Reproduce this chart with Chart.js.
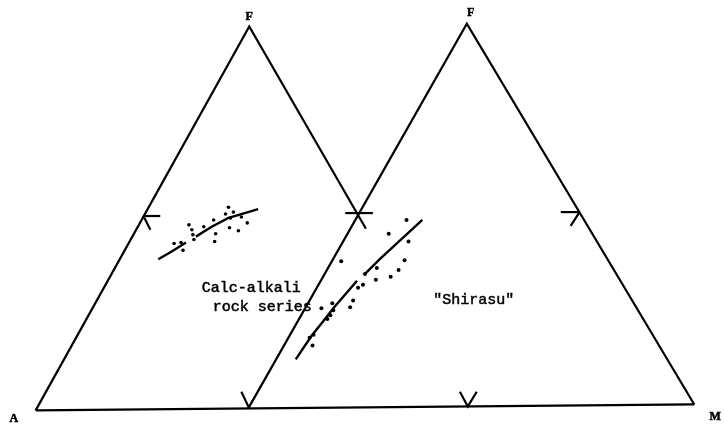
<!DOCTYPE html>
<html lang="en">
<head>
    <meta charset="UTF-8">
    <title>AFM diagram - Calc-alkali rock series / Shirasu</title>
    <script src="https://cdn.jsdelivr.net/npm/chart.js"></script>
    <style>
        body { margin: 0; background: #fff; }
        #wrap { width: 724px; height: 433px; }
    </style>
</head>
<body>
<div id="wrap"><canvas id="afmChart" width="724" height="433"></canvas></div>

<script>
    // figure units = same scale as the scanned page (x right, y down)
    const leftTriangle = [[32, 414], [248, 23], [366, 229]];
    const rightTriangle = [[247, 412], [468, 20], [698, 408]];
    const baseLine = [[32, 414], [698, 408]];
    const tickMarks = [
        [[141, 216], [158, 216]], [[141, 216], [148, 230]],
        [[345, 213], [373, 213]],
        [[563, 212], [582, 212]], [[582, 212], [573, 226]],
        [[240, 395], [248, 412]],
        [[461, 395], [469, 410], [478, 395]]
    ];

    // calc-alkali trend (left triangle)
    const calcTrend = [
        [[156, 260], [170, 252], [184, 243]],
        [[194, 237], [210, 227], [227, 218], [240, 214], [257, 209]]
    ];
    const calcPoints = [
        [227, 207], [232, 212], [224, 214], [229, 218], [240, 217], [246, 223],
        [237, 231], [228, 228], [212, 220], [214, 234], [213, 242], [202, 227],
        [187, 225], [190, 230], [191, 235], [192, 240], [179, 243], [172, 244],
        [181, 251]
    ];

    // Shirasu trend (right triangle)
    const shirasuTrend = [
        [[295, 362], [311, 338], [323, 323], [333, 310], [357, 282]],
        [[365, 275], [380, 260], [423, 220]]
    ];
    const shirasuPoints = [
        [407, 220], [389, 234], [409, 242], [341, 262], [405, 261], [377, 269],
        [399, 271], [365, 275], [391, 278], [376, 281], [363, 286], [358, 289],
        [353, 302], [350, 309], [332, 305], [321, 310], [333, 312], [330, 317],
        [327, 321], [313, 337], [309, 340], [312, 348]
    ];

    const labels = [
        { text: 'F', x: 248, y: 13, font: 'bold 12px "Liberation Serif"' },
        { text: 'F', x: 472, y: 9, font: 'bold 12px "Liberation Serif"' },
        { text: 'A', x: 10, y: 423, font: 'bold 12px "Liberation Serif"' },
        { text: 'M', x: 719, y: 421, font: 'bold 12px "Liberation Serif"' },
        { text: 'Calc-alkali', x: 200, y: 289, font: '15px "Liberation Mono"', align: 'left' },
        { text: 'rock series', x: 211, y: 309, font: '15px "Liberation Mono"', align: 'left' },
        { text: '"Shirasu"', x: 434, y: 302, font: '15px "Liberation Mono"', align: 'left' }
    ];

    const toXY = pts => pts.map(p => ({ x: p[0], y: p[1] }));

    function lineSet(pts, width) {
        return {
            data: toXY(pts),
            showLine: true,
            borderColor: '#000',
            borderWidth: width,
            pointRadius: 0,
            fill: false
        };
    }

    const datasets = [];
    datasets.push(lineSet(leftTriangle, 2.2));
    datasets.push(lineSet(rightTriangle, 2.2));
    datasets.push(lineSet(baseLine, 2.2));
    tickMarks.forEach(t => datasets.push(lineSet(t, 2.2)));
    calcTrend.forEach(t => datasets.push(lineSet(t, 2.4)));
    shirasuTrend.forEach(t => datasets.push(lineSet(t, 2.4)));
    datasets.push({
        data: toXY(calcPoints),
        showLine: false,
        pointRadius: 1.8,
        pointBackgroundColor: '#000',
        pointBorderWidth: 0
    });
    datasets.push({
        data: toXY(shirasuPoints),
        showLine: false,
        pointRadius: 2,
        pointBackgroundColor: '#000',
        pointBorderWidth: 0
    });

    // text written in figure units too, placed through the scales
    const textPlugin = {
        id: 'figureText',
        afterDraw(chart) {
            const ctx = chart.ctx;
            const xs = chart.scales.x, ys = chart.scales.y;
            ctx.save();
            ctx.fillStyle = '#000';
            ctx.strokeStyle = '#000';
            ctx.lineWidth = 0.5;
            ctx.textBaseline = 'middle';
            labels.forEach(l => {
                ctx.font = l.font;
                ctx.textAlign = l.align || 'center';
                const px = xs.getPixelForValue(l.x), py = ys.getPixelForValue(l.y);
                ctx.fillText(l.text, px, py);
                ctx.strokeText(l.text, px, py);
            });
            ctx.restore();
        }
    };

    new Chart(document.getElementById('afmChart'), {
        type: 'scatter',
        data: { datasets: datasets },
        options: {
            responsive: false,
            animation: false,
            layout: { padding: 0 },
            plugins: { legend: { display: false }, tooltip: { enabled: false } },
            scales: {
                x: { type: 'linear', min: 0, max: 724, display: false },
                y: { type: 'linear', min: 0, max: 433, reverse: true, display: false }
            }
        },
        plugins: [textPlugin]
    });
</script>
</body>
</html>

::::::

The data above should be repeated exactly, minus any pictures.

Task solution:
Reproduce this chart with Chart.js.
<!DOCTYPE html>
<html lang="en">
<head>
    <meta charset="UTF-8">
    <title>AFM diagram - Calc-alkali rock series / Shirasu</title>
    <script src="https://cdn.jsdelivr.net/npm/chart.js"></script>
    <style>
        body { margin: 0; background: #fff; }
        #wrap { width: 724px; height: 433px; }
    </style>
</head>
<body>
<div id="wrap"><canvas id="afmChart" width="724" height="433"></canvas></div>

<script>
    // figure units = same scale as the scanned page (x right, y down)
    const leftTriangle = [[32, 414], [248, 23], [366, 229]];
    const rightTriangle = [[247, 412], [468, 20], [698, 408]];
    const baseLine = [[32, 414], [698, 408]];
    const tickMarks = [
        [[141, 216], [158, 216]], [[141, 216], [148, 230]],
        [[345, 213], [373, 213]],
        [[563, 212], [582, 212]], [[582, 212], [573, 226]],
        [[240, 395], [248, 412]],
        [[461, 395], [469, 410], [478, 395]]
    ];

    // calc-alkali trend (left triangle)
    const calcTrend = [
        [[156, 260], [170, 252], [184, 243]],
        [[194, 237], [210, 227], [227, 218], [240, 214], [257, 209]]
    ];
    const calcPoints = [
        [227, 207], [232, 212], [224, 214], [229, 218], [240, 217], [246, 223],
        [237, 231], [228, 228], [212, 220], [214, 234], [213, 242], [202, 227],
        [187, 225], [190, 230], [191, 235], [192, 240], [179, 243], [172, 244],
        [181, 251]
    ];

    // Shirasu trend (right triangle)
    const shirasuTrend = [
        [[295, 362], [311, 338], [323, 323], [333, 310], [357, 282]],
        [[365, 275], [380, 260], [423, 220]]
    ];
    const shirasuPoints = [
        [407, 220], [389, 234], [409, 242], [341, 262], [405, 261], [377, 269],
        [399, 271], [365, 275], [391, 278], [376, 281], [363, 286], [358, 289],
        [353, 302], [350, 309], [332, 305], [321, 310], [333, 312], [330, 317],
        [327, 321], [313, 337], [309, 340], [312, 348]
    ];

    const labels = [
        { text: 'F', x: 248, y: 13, font: 'bold 12px "Liberation Serif"' },
        { text: 'F', x: 472, y: 9, font: 'bold 12px "Liberation Serif"' },
        { text: 'A', x: 10, y: 423, font: 'bold 12px "Liberation Serif"' },
        { text: 'M', x: 719, y: 421, font: 'bold 12px "Liberation Serif"' },
        { text: 'Calc-alkali', x: 200, y: 289, font: '15px "Liberation Mono"', align: 'left' },
        { text: 'rock series', x: 211, y: 309, font: '15px "Liberation Mono"', align: 'left' },
        { text: '"Shirasu"', x: 434, y: 302, font: '15px "Liberation Mono"', align: 'left' }
    ];

    const toXY = pts => pts.map(p => ({ x: p[0], y: p[1] }));

    function lineSet(pts, width) {
        return {
            data: toXY(pts),
            showLine: true,
            borderColor: '#000',
            borderWidth: width,
            pointRadius: 0,
            fill: false
        };
    }

    const datasets = [];
    datasets.push(lineSet(leftTriangle, 2.2));
    datasets.push(lineSet(rightTriangle, 2.2));
    datasets.push(lineSet(baseLine, 2.2));
    tickMarks.forEach(t => datasets.push(lineSet(t, 2.2)));
    calcTrend.forEach(t => datasets.push(lineSet(t, 2.4)));
    shirasuTrend.forEach(t => datasets.push(lineSet(t, 2.4)));
    datasets.push({
        data: toXY(calcPoints),
        showLine: false,
        pointRadius: 1.8,
        pointBackgroundColor: '#000',
        pointBorderWidth: 0
    });
    datasets.push({
        data: toXY(shirasuPoints),
        showLine: false,
        pointRadius: 2,
        pointBackgroundColor: '#000',
        pointBorderWidth: 0
    });

    // text written in figure units too, placed through the scales
    const textPlugin = {
        id: 'figureText',
        afterDraw(chart) {
            const ctx = chart.ctx;
            const xs = chart.scales.x, ys = chart.scales.y;
            ctx.save();
            ctx.fillStyle = '#000';
            ctx.strokeStyle = '#000';
            ctx.lineWidth = 0.5;
            ctx.textBaseline = 'middle';
            labels.forEach(l => {
                ctx.font = l.font;
                ctx.textAlign = l.align || 'center';
                const px = xs.getPixelForValue(l.x), py = ys.getPixelForValue(l.y);
                ctx.fillText(l.text, px, py);
                ctx.strokeText(l.text, px, py);
            });
            ctx.restore();
        }
    };

    new Chart(document.getElementById('afmChart'), {
        type: 'scatter',
        data: { datasets: datasets },
        options: {
            responsive: false,
            animation: false,
            layout: { padding: 0 },
            plugins: { legend: { display: false }, tooltip: { enabled: false } },
            scales: {
                x: { type: 'linear', min: 0, max: 724, display: false },
                y: { type: 'linear', min: 0, max: 433, reverse: true, display: false }
            }
        },
        plugins: [textPlugin]
    });
</script>
</body>
</html>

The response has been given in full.